Written instruction: Scan the listing that follows and report how many lines contain "this". Write the number alone.

Material provided:

********

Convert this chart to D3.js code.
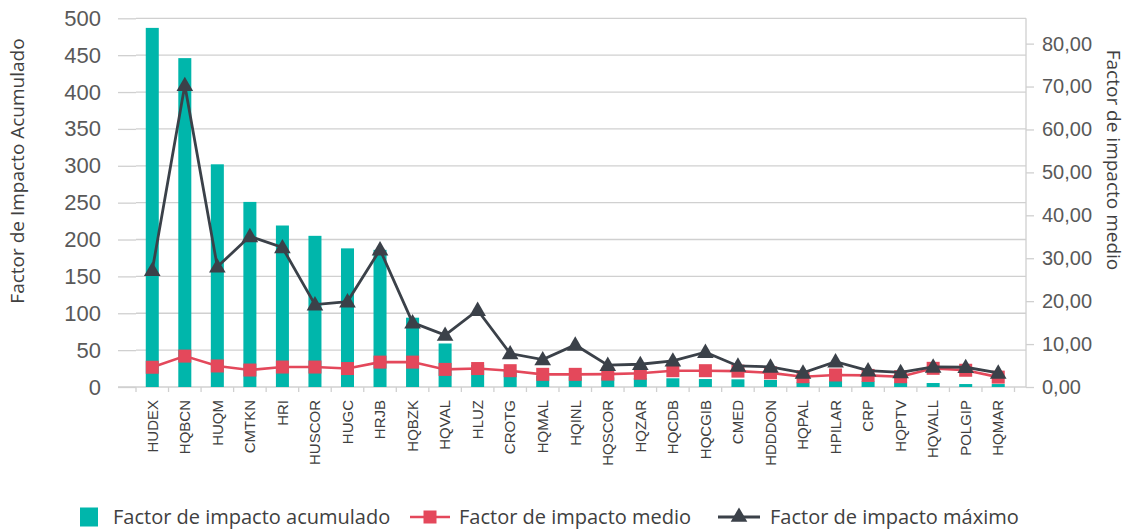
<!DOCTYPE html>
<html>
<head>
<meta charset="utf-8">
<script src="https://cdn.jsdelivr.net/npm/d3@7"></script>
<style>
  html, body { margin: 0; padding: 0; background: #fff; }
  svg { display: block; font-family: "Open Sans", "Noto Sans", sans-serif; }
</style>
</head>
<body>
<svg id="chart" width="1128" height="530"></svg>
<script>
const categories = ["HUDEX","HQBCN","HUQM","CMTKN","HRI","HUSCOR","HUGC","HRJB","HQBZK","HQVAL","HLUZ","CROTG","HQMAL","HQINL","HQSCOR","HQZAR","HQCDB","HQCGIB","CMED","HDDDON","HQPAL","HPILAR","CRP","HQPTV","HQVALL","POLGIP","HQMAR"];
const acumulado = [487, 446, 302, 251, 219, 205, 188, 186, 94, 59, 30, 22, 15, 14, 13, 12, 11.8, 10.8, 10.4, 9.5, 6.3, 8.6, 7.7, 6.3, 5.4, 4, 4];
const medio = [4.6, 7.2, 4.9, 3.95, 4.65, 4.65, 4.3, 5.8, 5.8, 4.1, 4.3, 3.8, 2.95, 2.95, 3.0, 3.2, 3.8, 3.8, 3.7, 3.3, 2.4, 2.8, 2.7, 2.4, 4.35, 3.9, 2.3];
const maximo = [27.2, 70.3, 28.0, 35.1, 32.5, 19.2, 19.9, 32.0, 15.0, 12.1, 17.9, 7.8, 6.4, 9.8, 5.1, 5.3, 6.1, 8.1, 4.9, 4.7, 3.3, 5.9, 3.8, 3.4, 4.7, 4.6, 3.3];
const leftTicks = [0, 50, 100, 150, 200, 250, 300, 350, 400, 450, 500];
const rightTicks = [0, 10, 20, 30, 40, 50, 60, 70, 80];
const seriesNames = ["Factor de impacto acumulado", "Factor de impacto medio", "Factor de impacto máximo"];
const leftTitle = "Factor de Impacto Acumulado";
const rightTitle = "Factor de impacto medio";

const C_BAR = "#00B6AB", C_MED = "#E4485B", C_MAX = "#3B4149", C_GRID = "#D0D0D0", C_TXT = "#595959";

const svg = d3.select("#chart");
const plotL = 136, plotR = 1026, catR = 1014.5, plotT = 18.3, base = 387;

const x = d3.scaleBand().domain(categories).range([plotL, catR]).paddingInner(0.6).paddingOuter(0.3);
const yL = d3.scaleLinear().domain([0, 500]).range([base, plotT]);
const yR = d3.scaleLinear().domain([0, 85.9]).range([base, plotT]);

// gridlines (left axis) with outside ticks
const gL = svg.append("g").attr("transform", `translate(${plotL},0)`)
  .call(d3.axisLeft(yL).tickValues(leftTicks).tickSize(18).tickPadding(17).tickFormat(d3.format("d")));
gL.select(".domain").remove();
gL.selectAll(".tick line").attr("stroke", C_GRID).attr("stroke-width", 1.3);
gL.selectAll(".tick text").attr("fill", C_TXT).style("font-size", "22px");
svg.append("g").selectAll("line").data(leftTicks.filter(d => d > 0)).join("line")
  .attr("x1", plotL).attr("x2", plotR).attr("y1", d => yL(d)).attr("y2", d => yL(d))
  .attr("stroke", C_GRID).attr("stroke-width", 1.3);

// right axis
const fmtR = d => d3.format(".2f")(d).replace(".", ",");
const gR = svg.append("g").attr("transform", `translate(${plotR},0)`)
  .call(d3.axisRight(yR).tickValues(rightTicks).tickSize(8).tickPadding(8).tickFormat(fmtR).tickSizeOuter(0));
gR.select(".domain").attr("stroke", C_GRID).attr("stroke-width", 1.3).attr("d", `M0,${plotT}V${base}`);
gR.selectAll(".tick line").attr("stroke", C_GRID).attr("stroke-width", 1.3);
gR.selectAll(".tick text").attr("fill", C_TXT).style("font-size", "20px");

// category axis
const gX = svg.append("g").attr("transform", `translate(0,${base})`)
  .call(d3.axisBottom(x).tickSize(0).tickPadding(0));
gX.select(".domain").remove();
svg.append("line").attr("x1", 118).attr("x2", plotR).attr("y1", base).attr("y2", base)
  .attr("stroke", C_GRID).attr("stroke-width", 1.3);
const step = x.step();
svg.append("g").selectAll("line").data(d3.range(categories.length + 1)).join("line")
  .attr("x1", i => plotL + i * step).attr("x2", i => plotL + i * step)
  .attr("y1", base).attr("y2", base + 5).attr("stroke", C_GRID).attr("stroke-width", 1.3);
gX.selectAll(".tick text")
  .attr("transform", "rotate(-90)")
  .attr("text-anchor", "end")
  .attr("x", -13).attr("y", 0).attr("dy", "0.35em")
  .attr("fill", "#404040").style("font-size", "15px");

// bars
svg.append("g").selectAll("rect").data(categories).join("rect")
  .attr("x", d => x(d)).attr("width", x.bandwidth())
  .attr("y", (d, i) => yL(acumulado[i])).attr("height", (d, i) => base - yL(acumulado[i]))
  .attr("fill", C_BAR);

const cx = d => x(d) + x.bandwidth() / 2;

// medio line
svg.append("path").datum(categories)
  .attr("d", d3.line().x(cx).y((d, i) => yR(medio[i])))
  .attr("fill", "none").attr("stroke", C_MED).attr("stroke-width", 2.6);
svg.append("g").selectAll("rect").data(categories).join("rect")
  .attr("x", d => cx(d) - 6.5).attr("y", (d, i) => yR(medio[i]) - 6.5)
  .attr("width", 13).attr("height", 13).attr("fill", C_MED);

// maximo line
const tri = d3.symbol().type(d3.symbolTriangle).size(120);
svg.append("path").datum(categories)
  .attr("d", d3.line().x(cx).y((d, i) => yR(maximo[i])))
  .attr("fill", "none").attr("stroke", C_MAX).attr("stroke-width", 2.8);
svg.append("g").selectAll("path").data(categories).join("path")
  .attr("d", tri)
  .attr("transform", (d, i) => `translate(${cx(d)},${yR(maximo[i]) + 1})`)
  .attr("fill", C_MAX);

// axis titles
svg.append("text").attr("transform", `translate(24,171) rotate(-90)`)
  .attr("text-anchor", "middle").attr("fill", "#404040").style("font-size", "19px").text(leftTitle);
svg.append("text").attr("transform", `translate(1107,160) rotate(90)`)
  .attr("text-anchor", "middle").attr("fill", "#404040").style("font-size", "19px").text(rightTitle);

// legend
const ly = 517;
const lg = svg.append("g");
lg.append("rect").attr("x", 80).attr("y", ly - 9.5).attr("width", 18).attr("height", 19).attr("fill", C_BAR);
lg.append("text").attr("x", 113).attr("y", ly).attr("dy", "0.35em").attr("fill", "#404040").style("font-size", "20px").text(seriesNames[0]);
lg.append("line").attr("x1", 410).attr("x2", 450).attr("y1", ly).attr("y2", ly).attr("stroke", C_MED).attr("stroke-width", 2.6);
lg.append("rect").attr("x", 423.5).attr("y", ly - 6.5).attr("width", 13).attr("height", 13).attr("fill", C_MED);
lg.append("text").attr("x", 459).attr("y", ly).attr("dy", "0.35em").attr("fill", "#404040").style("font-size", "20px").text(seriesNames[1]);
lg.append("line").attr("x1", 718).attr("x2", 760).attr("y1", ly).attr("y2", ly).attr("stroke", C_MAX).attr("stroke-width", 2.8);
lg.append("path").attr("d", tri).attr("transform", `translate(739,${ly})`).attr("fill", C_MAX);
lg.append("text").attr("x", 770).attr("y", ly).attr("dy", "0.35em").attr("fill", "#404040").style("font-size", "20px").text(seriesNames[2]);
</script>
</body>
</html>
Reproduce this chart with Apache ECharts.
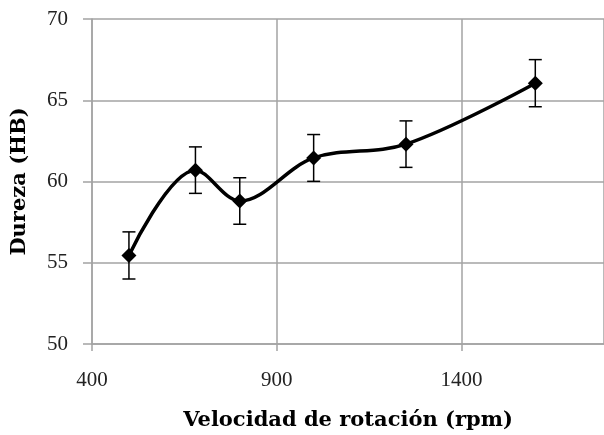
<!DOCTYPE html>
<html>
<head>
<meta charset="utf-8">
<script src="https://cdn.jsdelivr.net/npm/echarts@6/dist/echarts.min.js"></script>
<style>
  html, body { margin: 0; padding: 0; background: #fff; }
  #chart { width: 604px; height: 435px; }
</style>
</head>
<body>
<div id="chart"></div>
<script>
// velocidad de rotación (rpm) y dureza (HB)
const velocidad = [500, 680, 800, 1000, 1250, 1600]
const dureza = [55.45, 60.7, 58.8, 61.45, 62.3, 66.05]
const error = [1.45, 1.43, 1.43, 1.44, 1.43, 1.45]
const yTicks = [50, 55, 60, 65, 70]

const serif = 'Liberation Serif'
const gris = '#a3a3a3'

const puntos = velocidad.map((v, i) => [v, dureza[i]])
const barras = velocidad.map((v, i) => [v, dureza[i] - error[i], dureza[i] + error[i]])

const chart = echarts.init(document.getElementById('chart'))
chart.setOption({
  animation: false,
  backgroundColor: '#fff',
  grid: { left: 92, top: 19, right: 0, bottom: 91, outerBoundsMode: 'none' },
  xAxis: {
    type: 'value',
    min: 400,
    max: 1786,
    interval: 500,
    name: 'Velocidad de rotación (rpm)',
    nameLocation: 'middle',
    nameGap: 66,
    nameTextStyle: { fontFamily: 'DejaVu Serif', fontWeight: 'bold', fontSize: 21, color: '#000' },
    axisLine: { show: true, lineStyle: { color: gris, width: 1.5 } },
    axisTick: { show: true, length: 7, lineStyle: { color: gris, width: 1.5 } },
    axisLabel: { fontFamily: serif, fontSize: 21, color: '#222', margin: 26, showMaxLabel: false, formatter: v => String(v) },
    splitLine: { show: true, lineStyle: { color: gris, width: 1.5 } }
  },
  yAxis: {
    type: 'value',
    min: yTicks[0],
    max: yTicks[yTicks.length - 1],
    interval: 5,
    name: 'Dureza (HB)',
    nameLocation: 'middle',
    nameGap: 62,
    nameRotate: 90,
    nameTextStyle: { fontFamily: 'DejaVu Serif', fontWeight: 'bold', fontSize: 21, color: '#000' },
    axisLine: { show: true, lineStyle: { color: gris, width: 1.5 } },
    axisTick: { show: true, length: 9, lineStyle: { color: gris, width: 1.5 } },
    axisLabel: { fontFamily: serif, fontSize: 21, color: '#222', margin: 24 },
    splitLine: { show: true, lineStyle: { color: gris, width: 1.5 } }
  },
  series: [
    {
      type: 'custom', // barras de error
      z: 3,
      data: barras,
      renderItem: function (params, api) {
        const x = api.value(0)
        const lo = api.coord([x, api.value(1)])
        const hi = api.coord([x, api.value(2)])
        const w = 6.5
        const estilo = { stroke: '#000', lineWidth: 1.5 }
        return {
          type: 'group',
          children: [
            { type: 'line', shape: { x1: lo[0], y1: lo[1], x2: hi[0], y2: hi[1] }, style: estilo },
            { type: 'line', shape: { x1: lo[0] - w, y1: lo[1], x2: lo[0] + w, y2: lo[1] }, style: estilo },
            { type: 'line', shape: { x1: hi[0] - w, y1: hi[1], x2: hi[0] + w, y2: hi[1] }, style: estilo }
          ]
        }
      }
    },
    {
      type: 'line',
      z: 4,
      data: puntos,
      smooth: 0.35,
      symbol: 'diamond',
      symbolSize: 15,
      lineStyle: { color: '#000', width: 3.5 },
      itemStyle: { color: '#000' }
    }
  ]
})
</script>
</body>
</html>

********

Exercise output: 2